Ultimately, the challenge for the Night of Ideas, especially the 2020 version, is how can attendees take action? Ideas are great but putting them to constructive use that makes a difference is what keeps events like Night of Ideas important.
“It’s the exchange of the ways we talk about what matters most that will send attendees out into the world with new language for reshaping the world in 2020,” said Davis. “With that in mind, we are also emphasising youth voices and intergenerational conversation in a number of ways, including an open mic, facilitated by KQED’s Youth Advisors, for attendees who are too young to vote to communicate the election issues that matter to them as the generation to inherit the consequences of votes by those who can.”
Lebrun-Damiens summed it up. “Thanks to KQED, Night of Ideas 2020 will last longer,” he said. “I hope these recordings will have the effects of a sound box and will allow the emerging ideas and projects of the Night to resonate all year long.

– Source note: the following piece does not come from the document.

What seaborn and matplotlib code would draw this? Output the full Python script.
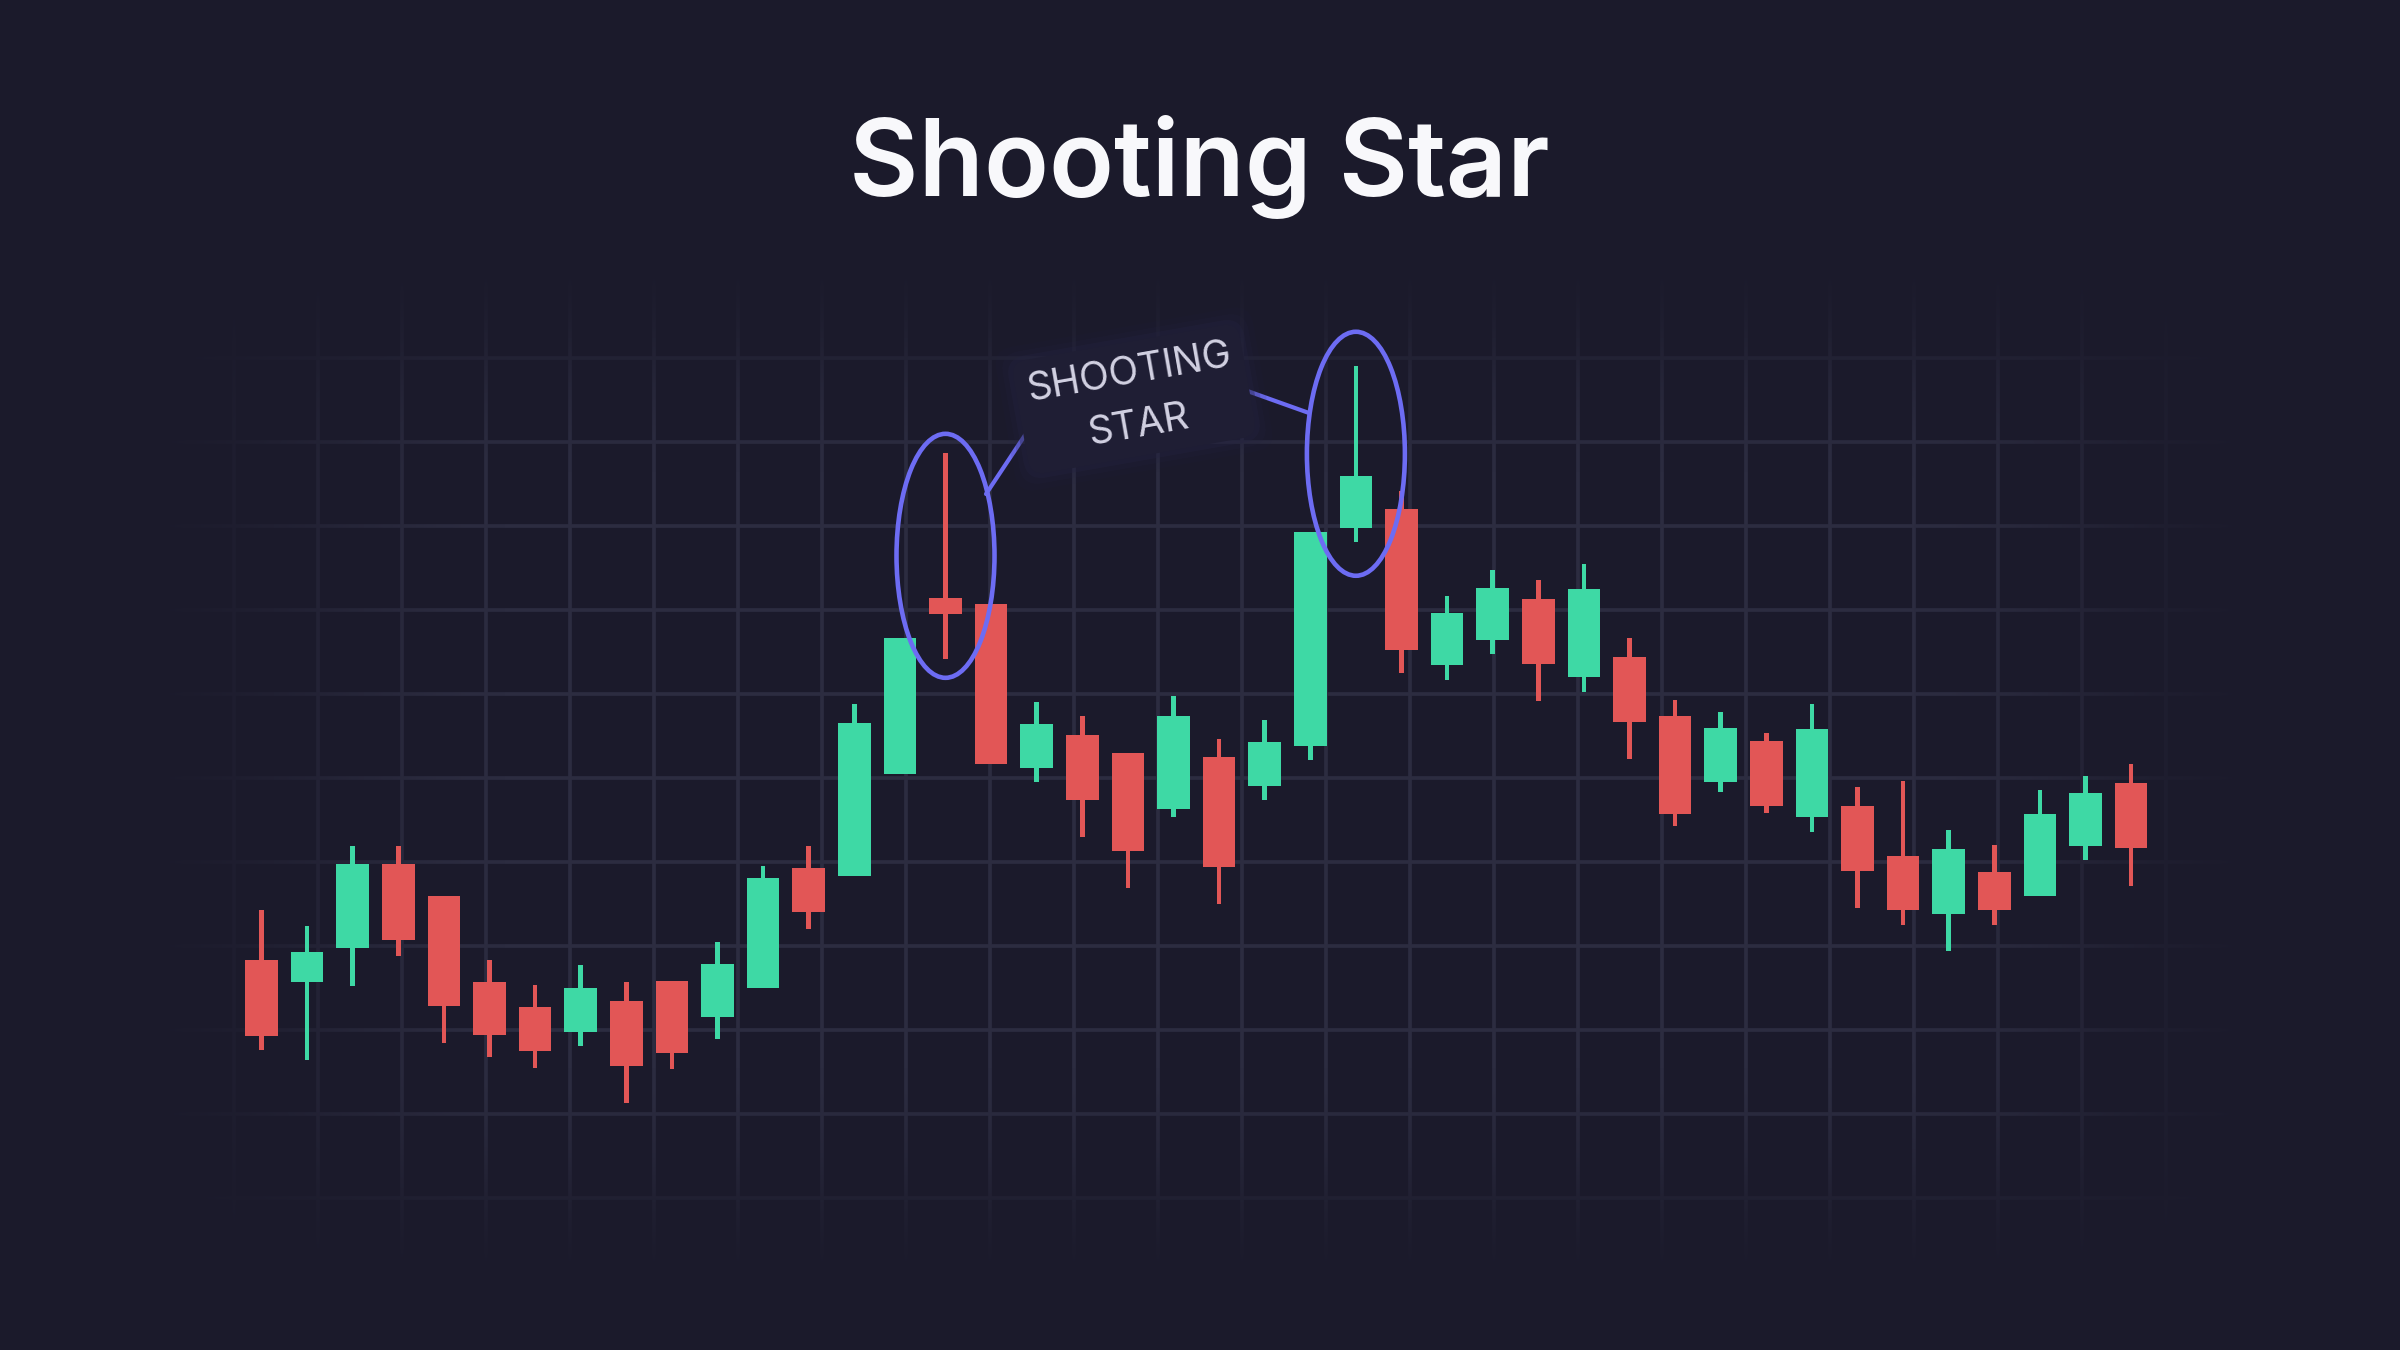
import numpy as np
import matplotlib
matplotlib.use("Agg")
import matplotlib.pyplot as plt
from matplotlib.patches import Ellipse
from matplotlib.colors import to_rgb
import seaborn as sns
import pandas as pd

# ---------------- data (OHLC) ----------------
opens = [108.3, 105.7, 109.8, 119.8, 116.0, 105.7, 102.7, 99.8, 103.5, 105.8,
         101.6, 105.0, 119.3, 118.3, 130.5, 151.4, 150.7, 131.2, 135.1, 133.0,
         126.3, 132.5, 129.1, 133.8, 159.8, 162.0, 143.5, 146.4, 151.3, 142.0,
         144.4, 137.4, 129.5, 134.4, 125.4, 126.7, 120.7, 113.8, 118.8, 116.0,
         121.9, 129.4]
highs = [114.3, 112.4, 121.9, 121.9, 116.0, 108.3, 105.4, 107.7, 105.7, 105.8,
         110.5, 119.5, 121.9, 138.8, 146.7, 168.7, 150.7, 139.1, 137.4, 133.0,
         139.8, 134.6, 136.9, 159.3, 179.1, 164.2, 151.7, 154.8, 153.6, 155.5,
         146.7, 139.3, 137.9, 135.4, 138.8, 128.9, 129.6, 123.8, 122.0, 128.6,
         130.2, 131.7]
lows = [97.6, 96.4, 105.2, 108.8, 98.5, 96.8, 95.5, 98.1, 91.3, 95.4,
        98.9, 105.0, 112.0, 118.3, 130.5, 144.2, 131.7, 129.5, 123.0, 116.9,
        125.4, 115.0, 127.4, 132.1, 158.1, 142.5, 141.7, 144.8, 139.2, 140.2,
        132.3, 124.3, 128.3, 125.8, 123.6, 114.5, 112.5, 109.4, 112.5, 116.0,
        120.2, 117.1]
closes = [99.3, 109.3, 119.8, 110.7, 102.9, 99.4, 97.5, 105.0, 95.7, 97.3,
          107.9, 118.1, 114.1, 136.6, 146.7, 149.5, 131.7, 136.4, 127.4, 121.3,
          137.4, 119.4, 134.3, 159.3, 166.0, 145.2, 149.6, 152.6, 143.6, 152.5,
          136.7, 125.7, 136.0, 126.7, 135.8, 118.9, 114.3, 121.6, 114.3, 125.7,
          128.2, 121.7]
star_index = [15, 24]
title_text = "Shooting Star"
label_text = "SHOOTING\nSTAR"

df = pd.DataFrame({"open": opens, "high": highs, "low": lows, "close": closes})
df["idx"] = np.arange(len(df))
df["up"] = df["close"] >= df["open"]

# ---------------- style ----------------
BG = "#1b1a2b"
GRID = "#2c2c40"
GREEN = "#3ed9a5"
RED = "#e25656"
ACCENT = "#6d6cf3"
TEXT = "#f8f8fb"
LABEL = "#d2d1e2"

sns.set_theme(style="dark", rc={"figure.facecolor": BG, "axes.facecolor": BG})
plt.rcParams["font.family"] = ["Inter", "DejaVu Sans"]

W, H = 2400, 1350
fig = plt.figure(figsize=(24, 13.5), dpi=100, facecolor=BG)

# ---------------- background grid (pixel coordinates) ----------------
bg = fig.add_axes([0, 0, 1, 1], zorder=0)
bg.set_facecolor(BG)
grid_x = np.arange(150, 2260, 84)
grid_y = np.arange(274, 1300, 84)
for gx in grid_x:
    bg.axvline(gx, color=GRID, lw=2.7, zorder=1)
for gy in grid_y:
    bg.axhline(gy, color=GRID, lw=2.7, zorder=1)


def smooth(v, a, b):
    t = np.clip((v - a) / (b - a), 0, 1)
    return t * t * (3 - 2 * t)


xs = np.arange(W) + 0.5
ys = np.arange(H) + 0.5
fx = smooth(xs, 120, 520) * (1 - smooth(xs, 1900, 2280))
fy = smooth(ys, 250, 480) * (1 - smooth(ys, 1060, 1290))
vis = fy[:, None] * fx[None, :]
overlay = np.zeros((H, W, 4))
overlay[..., :3] = to_rgb(BG)
overlay[..., 3] = 1 - vis
bg.imshow(overlay, extent=(0, W, H, 0), zorder=2, aspect="auto", interpolation="bilinear")
bg.set_xlim(0, W)
bg.set_ylim(H, 0)
bg.axis("off")

# ---------------- candles ----------------
X0, DX = 261.5, 45.6          # pixel position of first candle, spacing
P0, Y0, PPX = 100.0, 1030.0, 8.4  # price 100 at pixel row 1030, 8.4 px per unit
ax = fig.add_axes([0, 0, 1, 1], zorder=1)
ax.patch.set_alpha(0)
ax.set_xlim((0 - X0) / DX, (W - X0) / DX)
ax.set_ylim(P0 + (Y0 - H) / PPX, P0 + Y0 / PPX)
ax.axis("off")

colors = np.where(df["up"], GREEN, RED)
body_low = df[["open", "close"]].min(axis=1)
body_h = (df["open"] - df["close"]).abs()
ax.bar(df["idx"], df["high"] - df["low"], bottom=df["low"], width=4.6 / DX,
       color=colors, linewidth=0, zorder=2)
ax.bar(df["idx"], body_h, bottom=body_low, width=32.5 / DX,
       color=colors, linewidth=0, zorder=3)

for si in star_index:
    mid = (df.loc[si, "high"] + df.loc[si, "low"]) / 2
    ax.add_patch(Ellipse((si, mid), width=98 / DX, height=244 / PPX, fill=False,
                         ec=ACCENT, lw=3.3, zorder=6))

# ---------------- annotation label (pixel coordinates) ----------------
ov = fig.add_axes([0, 0, 1, 1], zorder=2)
ov.patch.set_alpha(0)
ov.set_xlim(0, W)
ov.set_ylim(H, 0)
ov.axis("off")

ov.plot([986, 1045], [494, 405], color=ACCENT, lw=3.0, solid_capstyle="round", zorder=3)
ov.plot([1309, 1225], [413, 383], color=ACCENT, lw=3.0, solid_capstyle="round", zorder=3)

fig.canvas.draw()
renderer = fig.canvas.get_renderer()

# measure label size: "SHOOTING" should be ~205 px wide
probe = fig.text(0, 0, "SHOOTING", fontsize=24, family=["Inter", "DejaVu Sans"])
wpx = probe.get_window_extent(renderer).width
label_fs = 24 * 207 / wpx
probe.remove()

lx, ly = 1134, 399
rot = 10
for pad, alpha in [(0.7, 0.10), (0.55, 0.18), (0.42, 0.35)]:
    ov.text(lx, ly, label_text, fontsize=label_fs, color=(0, 0, 0, 0), rotation=rot,
            rotation_mode="anchor", ha="center", va="center", multialignment="center",
            linespacing=1.6, zorder=4,
            bbox=dict(boxstyle="round,pad=%.2f,rounding_size=0.5" % pad,
                      fc="#24233f", ec="none", alpha=alpha))
ov.text(lx, ly, label_text, fontsize=label_fs, color=LABEL, rotation=rot,
        rotation_mode="anchor", ha="center", va="center", multialignment="center",
        linespacing=1.6, zorder=5,
        bbox=dict(boxstyle="round,pad=0.3,rounding_size=0.4", fc="#1f1e34", ec="none"))

# ---------------- title ----------------
title = fig.text(0.4998, 1 - 196 / H, title_text, fontsize=80, fontweight="semibold",
                 color=TEXT, ha="center", va="baseline")
fig.canvas.draw()
tw = title.get_window_extent(renderer).width
title.set_fontsize(80 * 701 / tw)

fig.savefig("out.png", dpi=100, facecolor=BG)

The Night of Ideas also allows to connect organizations or curating partners together and some will develop new projects. For example, after last year’s edition we saw the birth of the Oakland Saint-Denis cooperation project around the topic of the place of arts in our local community.”
Another tangible project inspired by Night of Ideas was in Tunisia where the project “One Beat One Tree” was developed. This project mixed technology and ecology in order to encourage Tunisians to participate in reforestation to combat soil desertification. Virtual forests were created by participants who recorded their heartbeat and were then given a virtual tree whose unique number was sent to them via email. The participants then planted forests for the campaign “1 million trees for Tunisia”.
The drive behind of Night of Ideas is to listen, learn and think. The goal is to make a difference. From trees to politics to art that brings communities together, making a difference is key in 2020.